Story Behind the Picture: The Three Urns or Olympe de Gouges’s Democratic Paradox

While the French revolution, and especially its Declaration of the Rights of Man, is often hailed as the birth of modern democracy, the actors of the revolution did not think of themselves as democrats. Political thought then was firmly republican, focused on whether the government acted for the common good, and not for that of its rulers. In fact, early republican proposals were for a constitutional monarchy – this stopped being an option when Louis Capet, previously Louis XVI, was tried and condemned to die at the guillotine in January 1793. But even then democracy was not obviously on the cards – the people were sovereign, they were expected to speak out and act, but not necessarily vote or choose their government.

One writer who first voiced the view that the people of France should choose how they would be governed was Olympe de Gouges, playwright, philosopher, and social reformer.

She suggested that the people of France choose whether they wanted to be governed democratically or reinstate a (constitutional) monarchy. The third option was federal rule. The only way to save the Republic from the tyranny of Robespierre, she argued, would be to turn to a democratic practice: a vote. But what she anticipated, paradoxically, was that this vote might well result in the people choosing to revert to a constitutional monarchy.

Gouges’s Three Urns presages a thought about democracy that reflects what later thinkers have said about it, including Philip Pettit who noted this paradox in the theory of democratic government: a people may choose democratically to be ruled undemocratically:

“A society that makes decisions on a democratic basis, with everyone sharing equally in control of government, could in principle decide on a permanent renunciation of democratic rule, denying future generations the right to shape their institutions on an equally shared basis.” P. Pettit, On the People’s Terms, (2012, Cambridge University Press), p.25.

Gouges was not, by then, a monarchist, but she felt that the current government of France had been usurped by the Paris Commune, lead by Robespierre, Danton and Marat.

She also suspected that if the people were not ready to vote for a democratic government for themselves, they were probably not mature for it. Liberty, she thought, had to be earned, and this took time.

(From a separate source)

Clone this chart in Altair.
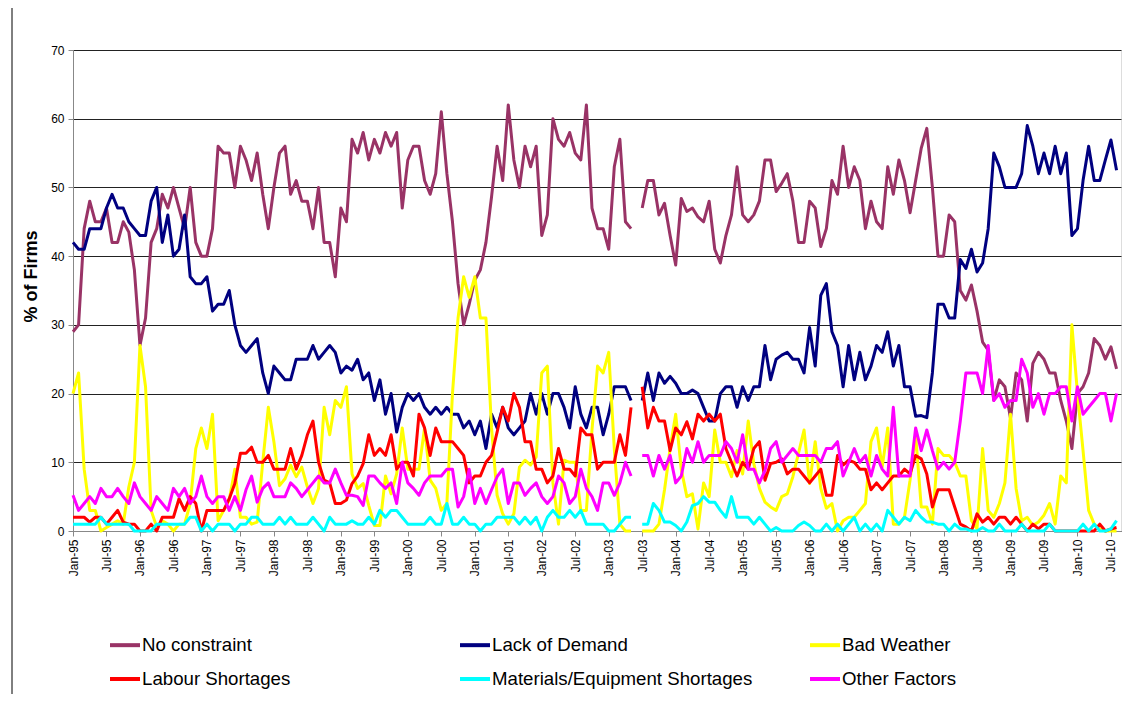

Liberty comes at a cost: independence. Independence, in turn, needs to be strengthened and nurtured by virtue. As Kant pointed out, five years before the Revolution started, acquiring the capacity to think for oneself takes work, and most people, left to themselves are more likely to fall back into lazy habits of letting themselves be guided by masters, clergy, or rulers. The creation of an independent nation will take time, Kant concludes:

[A] public can achieve enlightenment only slowly. A revolution may bring about the end of a personal despotism or of avaricious tyrannical oppression, but never a true reform of modes of thought. New prejudices will serve, in place of the old, as guide lines for the unthinking multitude. (An answer to the question what is Enlightenment)

Gouges, very much in agreement with Kant, decried the state of things in the early days of the Revolution, where newly-minted citizens, whom she called ‘democrats,’ were unable to live with the liberty they acquired. She also insisted, later in the Revolution, that any liberty gained would be lost without virtue, not only in the case of the people, but especially of the leaders.

Although she was as much of a republican as Robespierre, the suggestion that any kind of monarch be reinstated caused Gouges to be arrested.

As many did at the time Gouges published her pamphlets by having them pasted on the walls of Paris. Before publishing The Three Urns she sent a copy to the Committee of Public Safety, and one to Herault de Seychelle, responsible for the censorship of printed material. They did not object, so she assumed that she could go ahead and paste her pamphlet all over Paris.

The tract was printed by her usual printer, Longuet, on 15 July. He drew 1000 copies. Her distributor, or afficheur, was a Citizen Meunier, who lived and worked Rue de la Huchette, in the Latin Quarter.

On 20 July, Olympe left her apartment on the Ile de la Cité, crossed the St Michel bridge, and turned left into the Rue de la Huchette. Meunier said he could not do the pasting, as he worried that it would rain. One imagines Olympe looking up at the clear sky, puzzled, and then annoyed, before she set out to find another distributor on the Pont St Michel. But Meunier had her followed by his daughter and three members of the police. As soon as Olympe knocked at the door, Meunier’s daughter pointed her out to three policemen who arrested her and dragged her to the Depot prison of the City Hall. She was kept there in an isolated cell, ‘au secret’ for several days. On 28 July, she was taken to the Prison de l’Abbaye, then to two other prisons, and eventually to the Conciergerie, where she was tried by Fouquier-Tinville. On 3 November 1793, a rainy day, she was executed.